§ **EXERCISE DIRECTIONS**: From the first line of the data below through the line holding "at (358, 80)", output each line exactly and leave the pictures out.

■ ■ ■ ■ ■

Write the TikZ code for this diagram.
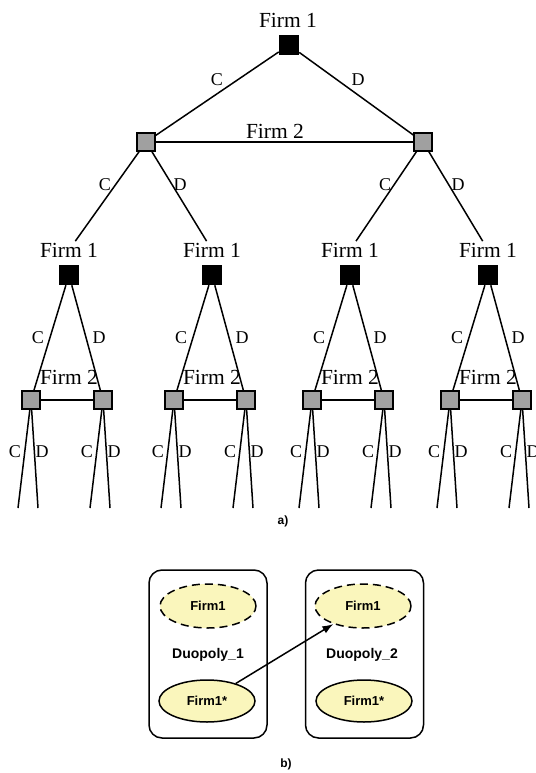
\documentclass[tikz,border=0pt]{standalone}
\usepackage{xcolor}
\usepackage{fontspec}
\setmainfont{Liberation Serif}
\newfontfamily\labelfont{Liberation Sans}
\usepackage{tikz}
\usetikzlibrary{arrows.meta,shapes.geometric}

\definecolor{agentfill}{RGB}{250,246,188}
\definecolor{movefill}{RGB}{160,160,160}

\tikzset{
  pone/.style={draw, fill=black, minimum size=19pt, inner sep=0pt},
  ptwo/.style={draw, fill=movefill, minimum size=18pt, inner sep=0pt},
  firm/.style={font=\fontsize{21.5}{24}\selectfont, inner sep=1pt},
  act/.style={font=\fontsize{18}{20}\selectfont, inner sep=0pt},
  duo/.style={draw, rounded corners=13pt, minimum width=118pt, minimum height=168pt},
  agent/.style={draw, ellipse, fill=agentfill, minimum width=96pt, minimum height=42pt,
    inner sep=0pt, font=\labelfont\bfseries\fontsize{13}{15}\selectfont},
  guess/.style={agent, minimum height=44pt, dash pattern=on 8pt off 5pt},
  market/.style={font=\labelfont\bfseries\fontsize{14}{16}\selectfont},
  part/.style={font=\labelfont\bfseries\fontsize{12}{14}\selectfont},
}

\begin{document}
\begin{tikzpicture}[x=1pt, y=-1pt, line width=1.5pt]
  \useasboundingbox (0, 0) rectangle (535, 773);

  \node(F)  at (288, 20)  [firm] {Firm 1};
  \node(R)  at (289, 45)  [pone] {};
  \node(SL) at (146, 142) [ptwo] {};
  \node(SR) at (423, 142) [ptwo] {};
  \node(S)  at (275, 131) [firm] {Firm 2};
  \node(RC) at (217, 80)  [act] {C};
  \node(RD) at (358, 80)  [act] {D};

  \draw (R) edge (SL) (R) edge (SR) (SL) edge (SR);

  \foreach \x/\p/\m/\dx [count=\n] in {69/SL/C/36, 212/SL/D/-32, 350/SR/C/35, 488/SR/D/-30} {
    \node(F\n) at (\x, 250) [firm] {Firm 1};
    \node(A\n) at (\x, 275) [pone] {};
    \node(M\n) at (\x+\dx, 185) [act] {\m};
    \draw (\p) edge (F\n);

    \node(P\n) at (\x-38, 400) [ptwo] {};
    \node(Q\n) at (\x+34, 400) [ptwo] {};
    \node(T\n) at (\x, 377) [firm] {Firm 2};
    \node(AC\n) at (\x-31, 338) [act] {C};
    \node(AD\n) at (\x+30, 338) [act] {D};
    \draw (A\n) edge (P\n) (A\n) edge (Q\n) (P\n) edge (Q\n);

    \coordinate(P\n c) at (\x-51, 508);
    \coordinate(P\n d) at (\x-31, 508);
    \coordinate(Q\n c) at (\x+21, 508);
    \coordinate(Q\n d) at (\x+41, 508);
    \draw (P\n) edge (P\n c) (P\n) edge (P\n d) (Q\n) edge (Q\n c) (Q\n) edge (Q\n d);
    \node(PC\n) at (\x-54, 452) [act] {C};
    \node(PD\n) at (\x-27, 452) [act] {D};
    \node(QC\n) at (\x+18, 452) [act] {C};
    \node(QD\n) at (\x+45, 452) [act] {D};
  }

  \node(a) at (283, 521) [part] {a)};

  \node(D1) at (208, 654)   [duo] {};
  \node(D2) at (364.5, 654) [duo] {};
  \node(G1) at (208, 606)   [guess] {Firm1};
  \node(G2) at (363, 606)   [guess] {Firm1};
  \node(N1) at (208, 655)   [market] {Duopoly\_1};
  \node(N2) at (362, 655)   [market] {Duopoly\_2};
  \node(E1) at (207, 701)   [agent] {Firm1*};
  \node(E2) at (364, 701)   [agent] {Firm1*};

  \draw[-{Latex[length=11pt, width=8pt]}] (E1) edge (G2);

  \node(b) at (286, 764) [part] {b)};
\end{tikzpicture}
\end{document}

■ ■ ■ ■ ■

§ **CORRECT RESULT**:
Write the TikZ code for this diagram.
\documentclass[tikz,border=0pt]{standalone}
\usepackage{xcolor}
\usepackage{fontspec}
\setmainfont{Liberation Serif}
\newfontfamily\labelfont{Liberation Sans}
\usepackage{tikz}
\usetikzlibrary{arrows.meta,shapes.geometric}

\definecolor{agentfill}{RGB}{250,246,188}
\definecolor{movefill}{RGB}{160,160,160}

\tikzset{
  pone/.style={draw, fill=black, minimum size=19pt, inner sep=0pt},
  ptwo/.style={draw, fill=movefill, minimum size=18pt, inner sep=0pt},
  firm/.style={font=\fontsize{21.5}{24}\selectfont, inner sep=1pt},
  act/.style={font=\fontsize{18}{20}\selectfont, inner sep=0pt},
  duo/.style={draw, rounded corners=13pt, minimum width=118pt, minimum height=168pt},
  agent/.style={draw, ellipse, fill=agentfill, minimum width=96pt, minimum height=42pt,
    inner sep=0pt, font=\labelfont\bfseries\fontsize{13}{15}\selectfont},
  guess/.style={agent, minimum height=44pt, dash pattern=on 8pt off 5pt},
  market/.style={font=\labelfont\bfseries\fontsize{14}{16}\selectfont},
  part/.style={font=\labelfont\bfseries\fontsize{12}{14}\selectfont},
}

\begin{document}
\begin{tikzpicture}[x=1pt, y=-1pt, line width=1.5pt]
  \useasboundingbox (0, 0) rectangle (535, 773);

  \node(F)  at (288, 20)  [firm] {Firm 1};
  \node(R)  at (289, 45)  [pone] {};
  \node(SL) at (146, 142) [ptwo] {};
  \node(SR) at (423, 142) [ptwo] {};
  \node(S)  at (275, 131) [firm] {Firm 2};
  \node(RC) at (217, 80)  [act] {C};
  \node(RD) at (358, 80)  [act] {D};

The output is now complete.